I think bands only are the first step, if you purchase some top knot bands, and when the hair is long enough put a band in. This way you can get him used to holding still while you put it in. The longer you wait, the tougher it will be to get him to keep it in.


----------



## lostinblue (Jan 20, 2014)

I tried some clips today, he did really well with them. I need to find the removal scissors before I use bands (I couldn't find them in the petstore.. I'll look again tomorrow)


----------



## Ladysmom (Oct 19, 2004)

lostinblue said:


> I tried some clips today, he did really well with them. I need to find the removal scissors before I use bands (I couldn't find them in the petstore.. I'll look again tomorrow)

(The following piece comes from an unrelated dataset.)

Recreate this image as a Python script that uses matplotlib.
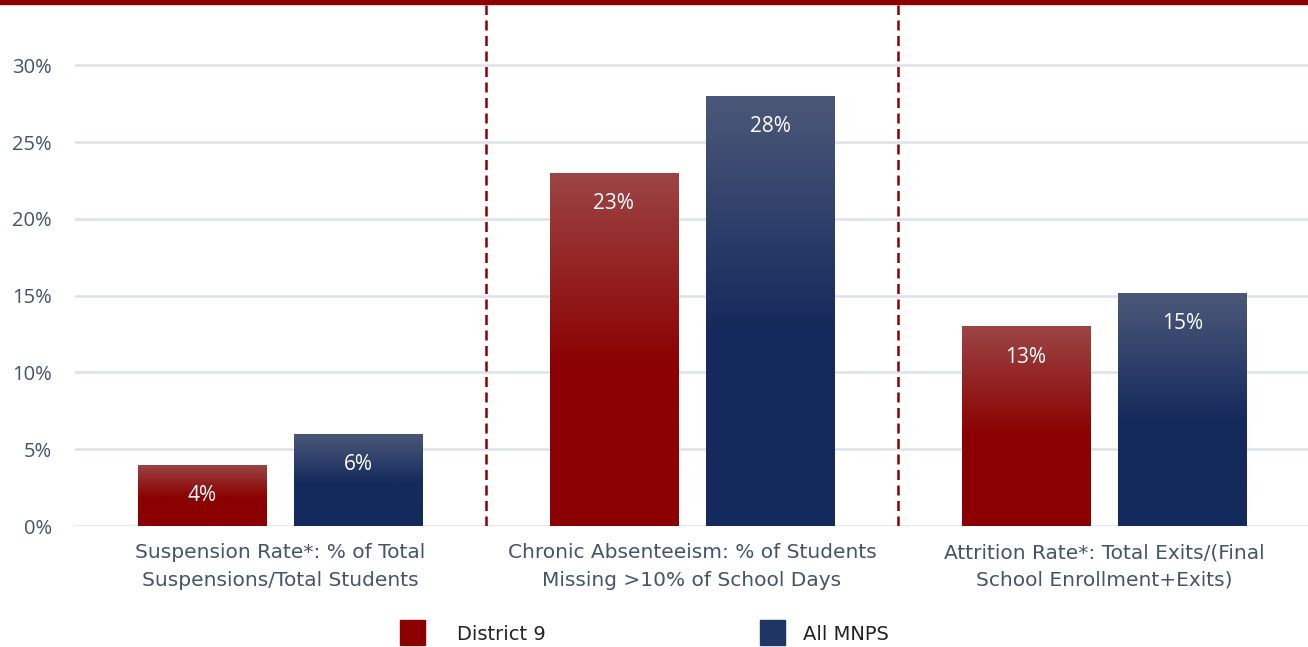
# district9_metrics.py
# District 9 vs All MNPS - suspension, absenteeism and attrition rates.

import numpy as np
from matplotlib import pyplot as plt
from matplotlib.colors import LinearSegmentedColormap
from matplotlib.patches import Rectangle

categories = [
    'Suspension Rate*: % of Total\nSuspensions/Total Students',
    'Chronic Absenteeism: % of Students\nMissing >10% of School Days',
    'Attrition Rate*: Total Exits/(Final\nSchool Enrollment+Exits)',
]
series_names = ['District 9', 'All MNPS']
district9 = [4.0, 23.0, 13.0]
all_mnps = [6.0, 28.0, 15.2]
y_ticks = [0, 5, 10, 15, 20, 25, 30]

RED = '#8b0000'
RED_TOP = '#9c4545'
BLUE = '#142a5c'
BLUE_TOP = '#4c5879'
TICK_COLOR = '#44546a'
GRID_COLOR = '#dde1e8'


def gradient_bars(ax, bars, top_color, bottom_color):
    '''
    Fill each bar with a vertical gradient: lighter at the top,
    solid in the lower half.
    '''
    cmap = LinearSegmentedColormap.from_list(
        'g', [(0, bottom_color), (0.45, bottom_color), (1, top_color)])
    grad = np.linspace(0, 1, 256).reshape(-1, 1)
    for bar in bars:
        x0, y0 = bar.get_x(), bar.get_y()
        w, h = bar.get_width(), bar.get_height()
        bar.set_facecolor('none')
        img = ax.imshow(grad, cmap=cmap, aspect='auto', origin='lower',
                        extent=[x0, x0 + w, y0, y0 + h], zorder=3)
        img.set_clip_path(bar)


fig = plt.figure(figsize=(13.08, 6.47), dpi=100)
ax = fig.add_axes([75 / 1308, 121 / 647, 1233 / 1308, 526 / 647])

x = np.arange(len(categories))
width = 0.311
b1 = ax.bar(x - 0.19, district9, width, color=RED, zorder=3, linewidth=0)
b2 = ax.bar(x + 0.19, all_mnps, width, color=BLUE, zorder=3, linewidth=0)
gradient_bars(ax, b1, RED_TOP, RED)
gradient_bars(ax, b2, BLUE_TOP, BLUE)

# value labels inside the top of each bar
for bars, vals in ((b1, district9), (b2, all_mnps)):
    for bar, v in zip(bars, vals):
        ax.text(bar.get_x() + bar.get_width() / 2, v - 2.0,
                f'{round(v):.0f}%', ha='center', va='center',
                color='white', fontsize=15, family='Open Sans', zorder=5)

ax.set_xlim(-0.4976, 2.495)
ax.set_ylim(0, 34.25)
ax.set_yticks(y_ticks)
ax.set_yticklabels([f'{t}%' for t in y_ticks], family='Open Sans',
                   fontsize=14.5, color=TICK_COLOR)
ax.tick_params(axis='y', length=0, pad=16.5)
ax.set_xticks(x)
ax.set_xticklabels(categories, family='DejaVu Sans', fontsize=14.5,
                   color=TICK_COLOR, linespacing=1.55)
ax.tick_params(axis='x', length=0, pad=12.5)
ax.grid(axis='y', color=GRID_COLOR, linewidth=1.8, zorder=0)
ax.set_axisbelow(True)
for s in ax.spines.values():
    s.set_visible(False)

# dashed dividers between groups
for xd in (0.5, 1.5):
    ax.axvline(xd, ymin=0, ymax=0.99, color=RED, linestyle=(0, (4, 2.2)),
               linewidth=1.8, zorder=4)

# dark red band across the top
fig.patches.append(Rectangle((0, 1 - 4 / 647), 1, 4 / 647,
                             transform=fig.transFigure, color=RED,
                             zorder=10))

# legend, placed by hand to match the spacing of the original
legend_items = [(series_names[0], RED, 400, 457),
                (series_names[1], '#1f3563', 760, 803)]
for name, col, box_x, text_x in legend_items:
    fig.patches.append(Rectangle((box_x / 1308, 1 - 645 / 647),
                                 25 / 1308, 25 / 647,
                                 transform=fig.transFigure, color=col))
    fig.text(text_x / 1308, 1 - 634 / 647, name, va='center', ha='left',
             family='DejaVu Sans', fontsize=14, color='#222222')

plt.savefig('out.png', dpi=100)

I sell band removal scissors. They are $3.50 each. I don't think you can find them in local stores.

Christy is right. The sooner you get him used to having a topknot, the better. Be careful with clips as they are a choking hazard for puppies. Small 1/4" grooming bands are the safest. They are usually easier for puppies to get used to since they are so light.


----------



## Cyndilou (Jan 24, 2013)

Start now. That way you have your routine down and your fluff is use to it. Every morning we take out the band we slept in, brush and comb. Brush teeth and put in a new top knot and bow. Evenings we take out our bow and band get rushed again and most of the time I will put in just a new band to sleep in.


----------



## Furbabies mom (Jul 25, 2011)

Start now. The dogs that were puppies when I started with bands were easier than the ones that I waited to put a topknot in.


----------



## samanthas004 (Sep 23, 2013)

I started my fluff with a top knot as soon as I could fit her hair in a rubber band. That was probably around 12 weeks. She has a nice top knot now at 6 months and she sits very nicely while I comb her hair. The picture in my profile is her with her early top knots.

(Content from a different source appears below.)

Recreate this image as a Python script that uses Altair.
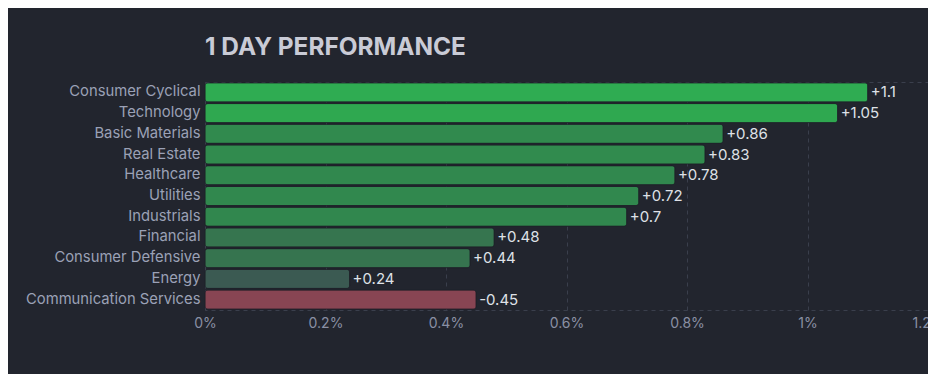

Sent from Petguide.com Free App


----------



## lydiatug (Feb 21, 2012)

I agree with the ands when they're little...trust me, the panic you feel when a clip is missing is terrible! Ask me how I know...I changed to bands real quick!


----------



## lostinblue (Jan 20, 2014)

He hates getting brushed. But I got a firm clip in. His hair isn't quite long enough for a band yet. I need to get a pin comb. ^^ I gave him his favorite treat after. Trying to make a positive association.


----------



## socalyte (Nov 15, 2010)

It sounds like you are doing it just right. As Marj said, bands are much, much safer. If he doesn't have enough hair to put a band in yet, in just a few weeks he will so simply make brushing a routine each day. Dogs seem to like routine, at least mine do, and become much more compliant when a routine is established for anything. They seem to feel more secure that way.


----------



## Bailey&Me (Mar 8, 2010)

You've gotten good advice. If I remember correctly, Emma was about 15 weeks old when she had enough hair to start putting in a tiny top knot. I started right away and put a light weight band on her. I did also put in tiny bows for a few minutes at a time just to get her used to them.


----------



## Bailey&Me (Mar 8, 2010)

Pics of the first time I put a bow in baby Emma's hair! 

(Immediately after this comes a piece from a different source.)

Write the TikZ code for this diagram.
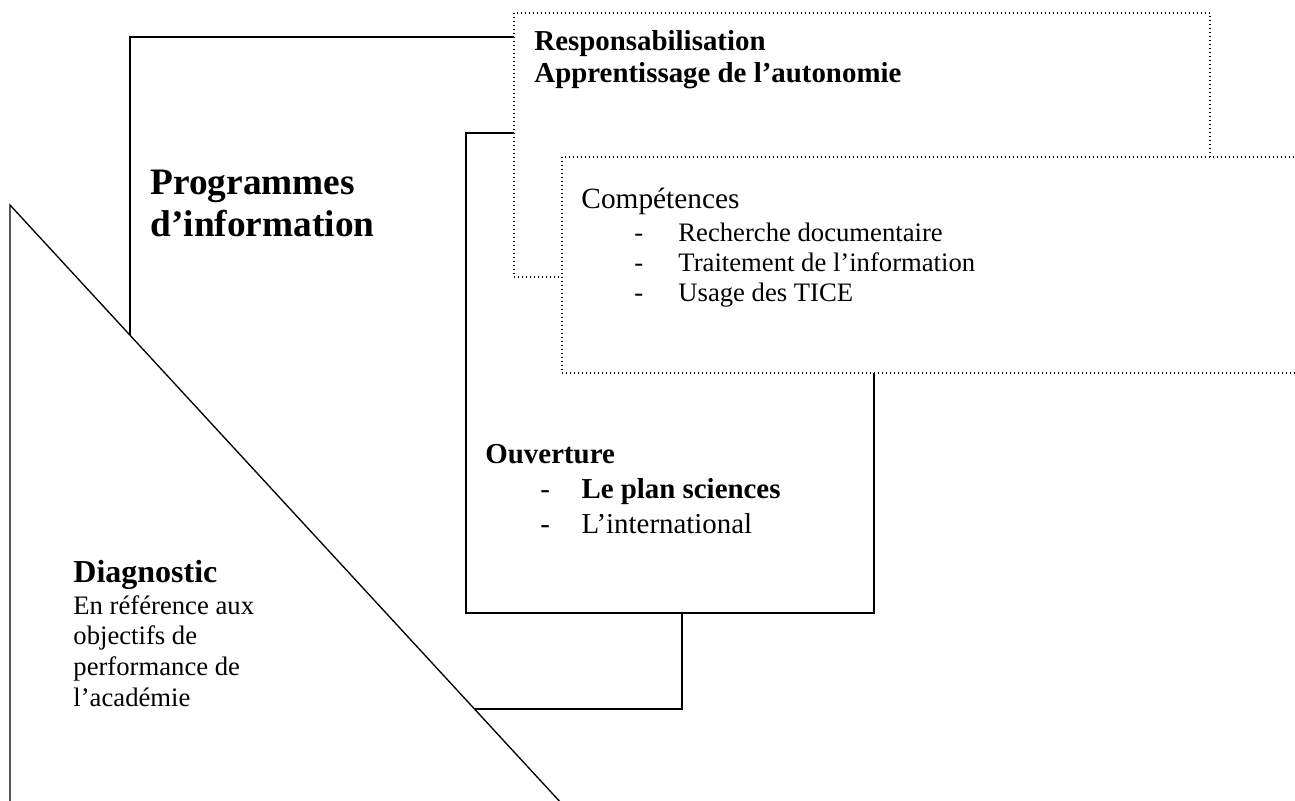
\documentclass[tikz,border=0pt]{standalone}
\usepackage{fontspec}
\setmainfont{Liberation Serif}
\newcommand{\tiret}[1][19.8pt]{\makebox[#1][l]{-}}

\begin{document}
\begin{tikzpicture}[x=0.45pt,y=-0.45pt,line join=miter,
    solidbox/.style={draw=black,fill=white,line width=0.7pt},
    dotbox/.style={draw=black,fill=white,line width=0.6pt,dash pattern=on 0.6pt off 1.2pt},
    txt/.style={anchor=base west,inner sep=0pt,align=left}]
  \useasboundingbox (0,0) rectangle (1295,801);
  \clip (0,0) rectangle (1295,801);
  % boxes, from back to front
  \draw[solidbox] (130,37) rectangle (682,709);
  \draw[solidbox,line width=0.5pt] (466,133) rectangle (874,613);
  \draw[dotbox] (514,13) rectangle (1210,277);
  \draw[dotbox] (562,157) rectangle (1320,373);
  \draw[solidbox,line width=0.6pt] (10,205) -- (10,830) -- (586,830) -- cycle;
  % texts (multi-line nodes sit on the baseline of their last line)
  \node[txt,font=\fontsize{16.8}{18.9}\selectfont\bfseries] (prog) at (150,236) {Programmes\\d’information};
  \node[txt,font=\fontsize{13}{14.4}\selectfont\bfseries] (resp) at (534,83) {Responsabilisation\\Apprentissage de l’autonomie};
  \node[txt,font=\fontsize{13.2}{15}\selectfont] (comp) at (581,209) {Compétences};
  \node[txt,font=\fontsize{12}{13.5}\selectfont] (complist) at (634,301) {\tiret Recherche documentaire\\\tiret Traitement de l’information\\\tiret Usage des TICE};
  \node[txt,font=\fontsize{13}{15.75}\selectfont\bfseries] (ouv) at (485,463) {Ouverture};
  \node[txt,font=\fontsize{13}{15.75}\selectfont] (ouvlist) at (540,533) {\tiret[18.5pt]\textbf{Le plan sciences}\\\tiret[18.5pt]L’international};
  \node[txt,font=\fontsize{14.4}{16}\selectfont\bfseries] (diag) at (73,582) {Diagnostic};
  \node[txt,font=\fontsize{12}{13.8}\selectfont] (diagtxt) at (73,706) {En référence aux\\objectifs de\\performance de\\l’académie};
\end{tikzpicture}
\end{document}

Sent from Petguide.com Free App


----------



## Daphne'sMom (Jan 23, 2014)

I started with Daphne just as soon as there was enough hair. She's had one in every day for 14 years now 


Sent from Petguide.com Free App


----------



## puppydoll (Jul 11, 2013)

I started Carley on topknots on the drive home from the breeder, lol.


----------



## lostinblue (Jan 20, 2014)

Thank you for the advice ^^ He's doing pretty good with being groomed but his hair still isn't quite long enough lol. Emma's bows are so cute!


----------